Stroke is the most worrisome common complication of atrial fibrillation. Although it has been well established that warfarin anticoagulation decreases the risk of ischemic stroke in patients with atrial fibrillation, many patients cannot take or are unwilling to take warfarin chronically. In the randomized warfarin trials, up to one-third of patients were excluded from participation because of definite contraindications to warfarin. In addition, major bleeding develops at about 2% per year during warfarin therapy in patients with atrial fibrillation, and about 25% will report problems with minor bleeding. This early report of a new catheter procedure for occluding the left atrial appendage is, therefore, quite promising. It must be remembered, however, that the left atrial appendage is not the only potential source of embolism in patients with atrial fibrillation. Risk of stroke is also linked to the presence of complex aortic and carotid atherosclerosis and thrombi can occur in other areas of the left atrium or left ventricle in patients with advanced heart disease. Despite these considerations, however, development of an effective and safe catheter procedure, which would markedly reduce the stroke risk without requiring systemic anticoagulation, would be a major benefit in many patients.

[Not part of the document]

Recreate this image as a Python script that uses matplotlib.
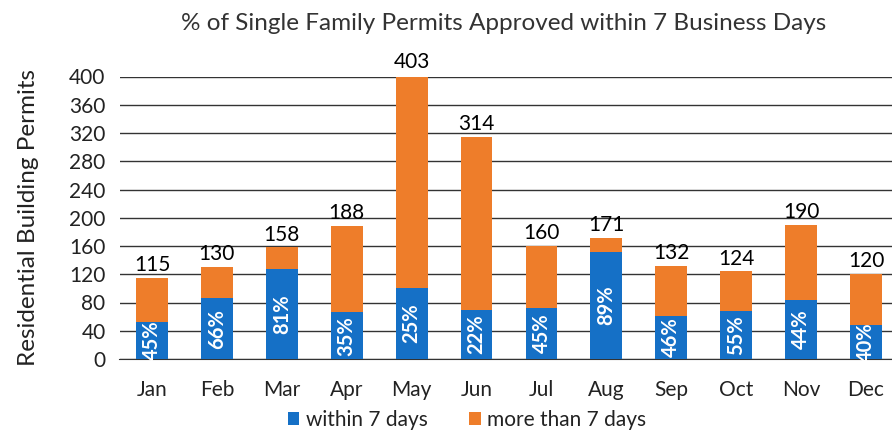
import numpy as np
import matplotlib.pyplot as plt

months = ['Jan', 'Feb', 'Mar', 'Apr', 'May', 'Jun', 'Jul', 'Aug', 'Sep', 'Oct', 'Nov', 'Dec']
totals = [115, 130, 158, 188, 403, 314, 160, 171, 132, 124, 190, 120]
within = [52, 86, 128, 66, 101, 69, 72, 152, 61, 68, 84, 48]
pct_labels = ['45%', '66%', '81%', '35%', '25%', '22%', '45%', '89%', '46%', '55%', '44%', '40%']

plt.rcParams['font.family'] = ['Lato', 'DejaVu Sans']

blue = '#1570c6'
orange = '#ee7d2a'

x = np.arange(len(months))
more = np.array(totals) - np.array(within)

fig = plt.figure(figsize=(8.92, 4.33), dpi=100)
ax = fig.add_axes([119.5/892, 74/433, 779/892, 282.5/433])

ax.bar(x, within, width=0.49, color=blue, label='within 7 days', zorder=3)
ax.bar(x, more, width=0.49, bottom=within, color=orange, label='more than 7 days', zorder=3)

for i in range(len(months)):
    ax.text(x[i], totals[i] + 4, str(totals[i]), ha='center', va='bottom',
            fontsize=15, color='black', clip_on=False)
    ax.text(x[i], within[i] / 2, pct_labels[i], ha='center', va='center',
            rotation=90, fontsize=14.5, color='white', fontweight='bold', zorder=4)

ax.set_xlim(-0.5, 11.5)
ax.set_ylim(0, 400)
ax.set_yticks(np.arange(0, 401, 40))
ax.set_xticks(x)
ax.set_xticklabels(months)
ax.tick_params(axis='both', length=0, labelsize=15, colors='#222222')
ax.tick_params(axis='x', pad=15)
ax.tick_params(axis='y', pad=10)
ax.yaxis.grid(True, color='#333333', linewidth=1.0, zorder=0)
for s in ['top', 'right', 'left']:
    ax.spines[s].set_visible(False)
ax.spines['bottom'].set_color('#333333')

ax.set_ylabel('Residential Building Permits', fontsize=17.5, color='#222222', labelpad=22)
fig.text(504/892, 1 - 23/433, '% of Single Family Permits Approved within 7 Business Days',
         ha='center', va='center', fontsize=17.5, color='#333333')

fig.legend(loc='center', bbox_to_anchor=(467/892, 1 - 420/433), ncol=2, frameon=False,
           fontsize=15, handlelength=0.55, handleheight=0.55, handletextpad=0.3,
           columnspacing=2.0, labelcolor='#222222')

fig.savefig('out.png', dpi=100)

From the standpoint of patient convenience alone, elimination of the frequent laboratory testing required during warfarin therapy would be a major advantage for patients. We can expect to see trials soon comparing therapy with either PLAATO or some comparable device, and warfarin in atrial fibrillation patients. If the devices prove to be safe and effective long-term, they may evolve to be attractive alternatives for many.